Drug compendia are compilations of information on drugs in the form of monographs; without going into the theoretical concepts, mechanisms of action, and other aspects which help in understanding the subject. Pharmacopeias and formularies are brought out by the government of a country, hold legal status, and are called official compendia. In addition, some non-official compendia are published by professional bodies, which are supplementary and dependable sources of information about drugs.
A pharmacopeia is a description of the chemical structure, molecular weight, physical and chemical characteristics, solubility, identification and assay methods, standards of purity, storage conditions, and dosage forms of officially approved drugs in a country. They are useful to drug manufacturers and regulatory authorities, but not to doctors, most of whom never see them. Examples are Indian (IP), British (BP), European (Eur P), United States (USP) pharmacopeias.
Indications, dose, dosage forms, contraindications, warnings, side effects, and storage of chosen medicines available for medicinal use in a nation are usually listed in easy-to-carry booklet form. The therapeutic class of a drug is used to classify it. There are several sensible fixed-dose medication combinations listed. Individual medication details are usually preceded by a brief discussion of the pharmacological class and the clinical conditions under which it is utilized. There are brief treatment guidelines for a few conditions. The National Formulary of India (NFI) does not include brand names with prices, but the British National Formulary (BNF) does. Most formularies have informative appendices as well. Formularies can be considerably helpful to prescribers.
The Complete Drug Reference (Extrapharmacopoeia)
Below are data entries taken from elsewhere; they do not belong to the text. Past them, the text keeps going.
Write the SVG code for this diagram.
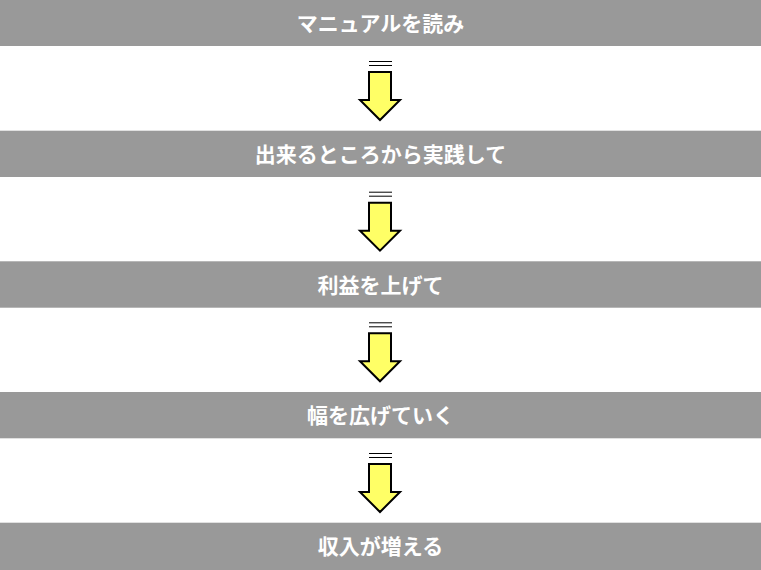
<svg xmlns="http://www.w3.org/2000/svg" width="761" height="570" viewBox="0 0 761 570">
<defs>
<style>
.bar{fill:#999999}
.lbl{fill:#ffffff;font-family:"Noto Sans CJK JP","Noto Sans",sans-serif;font-weight:bold;font-size:21px;text-anchor:middle;dominant-baseline:central}
.arr{fill:#ffff66;stroke:#000000;stroke-width:2;stroke-linejoin:miter}
.ln{stroke:#000000;stroke-width:1}
</style>
<g id="arrow">
<line class="ln" x1="369" y1="61.5" x2="392" y2="61.5"/>
<line class="ln" x1="369" y1="65.5" x2="392" y2="65.5"/>
<path class="arr" d="M369,72 H391 V100 H400 L380,120 L360,100 H369 Z"/>
</g>
</defs>
<g id="node1"><rect class="bar" x="0" y="0" width="761" height="46"/><text class="lbl" x="380.5" y="22">マニュアルを読み</text></g>
<g id="node2"><rect class="bar" x="0" y="130.7" width="761" height="46.3"/><text class="lbl" x="380.5" y="153">出来るところから実践して</text></g>
<g id="node3"><rect class="bar" x="0" y="261.3" width="761" height="46.4"/><text class="lbl" x="380.5" y="283.5">利益を上げて</text></g>
<g id="node4"><rect class="bar" x="0" y="392" width="761" height="46.3"/><text class="lbl" x="380.5" y="414">幅を広げていく</text></g>
<g id="node5"><rect class="bar" x="0" y="522.7" width="761" height="47.3"/><text class="lbl" x="380.5" y="545">収入が増える</text></g>
<g id="connectors">
<use href="#arrow"/>
<use href="#arrow" y="130.7"/>
<use href="#arrow" y="261.3"/>
<use href="#arrow" y="392"/>
</g>
</svg>
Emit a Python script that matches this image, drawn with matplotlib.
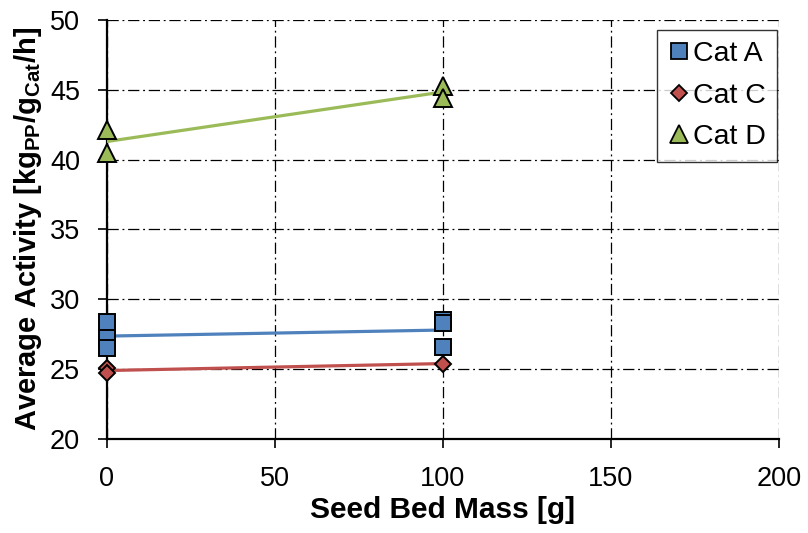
import numpy as np
import matplotlib
matplotlib.use("Agg")
import matplotlib.pyplot as plt
from matplotlib.lines import Line2D

plt.rcParams['font.family'] = ['Liberation Sans', 'DejaVu Sans']
plt.rcParams['mathtext.fontset'] = 'custom'
plt.rcParams['mathtext.rm'] = 'Liberation Sans'
plt.rcParams['mathtext.bf'] = 'Liberation Sans:bold'

# seed bed mass [g] and measured activity per catalyst
cat_a_x = [0, 0, 0, 100, 100, 100]
cat_a_y = [28.4, 27.2, 26.5, 28.5, 28.3, 26.6]

cat_c_x = [0, 0, 100]
cat_c_y = [25.1, 24.7, 25.4]

cat_d_x = [0, 0, 100, 100]
cat_d_y = [42.1, 40.5, 45.3, 44.4]

labels = ['Cat A', 'Cat C', 'Cat D']
colors = ['#4F81BD', '#C0504D', '#9BBB59']
markers = ['s', 'D', '^']
sizes = [12, 8.5, 12.5]

series = [(cat_a_x, cat_a_y), (cat_c_x, cat_c_y), (cat_d_x, cat_d_y)]

fig = plt.figure(figsize=(8.08, 5.33), dpi=100)
ax = fig.add_axes([0.1324, 0.1764, 0.8317, 0.7861])

for (xs, ys), c, m, s in zip(series, colors, markers, sizes):
    xs = np.array(xs, dtype=float)
    ys = np.array(ys, dtype=float)
    k, b = np.polyfit(xs, ys, 1)
    xf = np.array([xs.min(), xs.max()])
    ax.plot(xf, k * xf + b, color=c, lw=2.3, zorder=3, solid_capstyle='butt')
    ax.plot(xs, ys, ls='none', marker=m, ms=s, mfc=c, mec='black', mew=1.4,
            zorder=4, clip_on=False)

ax.set_xlim(0, 200)
ax.set_ylim(20, 50)
ax.set_xticks(np.arange(0, 201, 50))
ax.set_yticks(np.arange(20, 51, 5))
ax.grid(True, color='black', ls=(0, (9, 3, 1.5, 3)), lw=0.9)
ax.set_axisbelow(True)

for side in ['top', 'right']:
    ax.spines[side].set_visible(False)
for side in ['left', 'bottom']:
    ax.spines[side].set_linewidth(1.6)

ax.tick_params(direction='out', length=6.5, width=1.2, labelsize=19.5, pad=13)

ax.set_xlabel('Seed Bed Mass [g]', fontsize=21.5, fontweight='bold', labelpad=3)
ax.set_ylabel(r'Average Activity [kg$_{\mathbf{PP}}$/g$_{\mathbf{Cat}}$/h]',
              fontsize=21, fontweight='bold', labelpad=4)

handles = [Line2D([], [], ls='none', marker=m, ms=s, mfc=c, mec='black', mew=1.3)
           for c, m, s in zip(colors, markers, sizes)]
leg = ax.legend(handles, labels, loc='upper right', bbox_to_anchor=(0.997, 0.977),
                fontsize=20.5, frameon=True, fancybox=False, handlelength=0.75,
                handletextpad=0.1, labelspacing=0.55, borderpad=0.4,
                borderaxespad=0.0)
leg.get_frame().set_edgecolor('black')
leg.get_frame().set_linewidth(1.0)

fig.savefig('out.png', dpi=100)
This non-official compendium is an extensive and updated compilation of unbiased information about medications used/registered all over the globe, published every 2–3 years by the Royal Pharmaceutical Society of Great Britain. It incorporates new product introductions and provides pharmaceutical, pharmacological, and therapeutic information on medicines, making it a useful reference book.
Physicians Desk Reference (PDR) and Drug: Facts and Comparisons (both from USA), etc. are other useful non-official compendia.